Modern Chinese Society Transforms, Art-House Style
Underworld gangster movies are cool, right? How about a glacially-paced, culturally-specific meditation on the shifting state of modern Chinese society? Whether you consider this pairing two great tastes that taste great together or a jarring bore depends on your state of mind.
ASH IS PUREST WHITE ★★★ (3/5 stars)
Directed by: Jia Zhang-ke
Written by: Jia Zhang-ke
Starring: Zhao Tao, Liao Fan, Xu Zheng, Casper Liang
Running time: 136 min
Internationally acclaimed but commercially challenged filmmaker Jia Zhang-ke straddles the line between genre thrills and dour ruminations with the fitfully-engaging, occasionally inspired, and relentlessly overlong Ash is Purest White. Spanning the first 18 years of the 21st century, this sleepy crime saga chronicles the emotional travails of small-time thug Bin (Liao Fan) and his faithful moll Qiao (Zhao Tao).

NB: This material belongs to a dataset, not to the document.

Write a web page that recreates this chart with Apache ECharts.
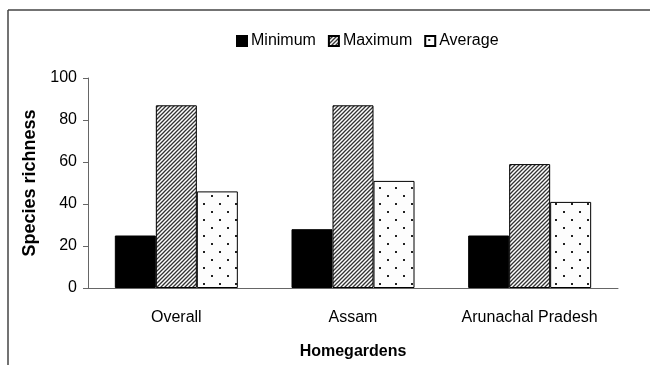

The two lovers surround themselves with hard-drinking made men, pledging loyalty oaths, playing marathon mah-jongg sessions, and paying respect to their ballroom-loving capo. They relish this life, until a gang of upstart punks on motorcycles puncture the romance and ambush their late-night drive. A few unexpected gunshots later, Qiao has rescued her boyfriend but ends up taking the fall and going to prison for five years.
Cut to Qiao’s eventual release and the transformed world in which she struggles to adapt. Desperate to find Bin, she receives word that he’s moved on and forgotten her. Bitter and vengeful, the hardened Qiao makes it her mission to find him. She’s got no opportunities, though, so she pulls off petty scams to line her pocket while she wanders around a rapidly-modernizing country.
Years pass before she and Bin finally reunite, but they’ve changed. The tough, resourceful Qiao now runs a gambling parlor, while the diminished, emasculated Bin is in a wheelchair after suffering a stroke. It’s no longer a man’s world, with its archaic codes of patriarchal honor. But it is a land of newfound opportunity for people like Qiao, programmed from childhood to be a supporting character but now discovering her own agency.
The original Chinese title of Ash is Whitest Color translates as Sons and Daughters of Jianghu, which refers to the generation of criminals who grew up with outdated expectations of thug-life respect. It’s a much more fitting description of the central theme in Jia’s tale, with its notions of seismic generational change and adapt-or-die futurism. The film’s florid Westernized moniker refers to a recollection Qiao shares about volcanic ash that’s apparently the purest because it burns so brightly. So…are they the ash? Did they burn bright? What’s pure about a pair of crooks? Also, why use a broken-English translation more suited for fortune cookie profundities than art-house marquees?
Adoring critics kvell over Jia’s turgid, self-indulgent narratives because of this propensity for pretension that they interpret as wisdom. And those intimately familiar with his previous films like Mountains May Depart, Still Life, and Unknown Pleasures will see recurring ideas, temporal similarities, and even the same actress used repeatedly (Zhao is Jia’s wife). I suppose they interpret this as Jia delving deeper instead of spinning his wheels. There’s much to feast on in Ash Is Purest White for those who have done their homework and are sympathetic to an auteur recycling familiar territory. Casual viewers will be less charitable, although they still might spark to the film’s peripatetic but ultimately compelling portrait of female empowerment.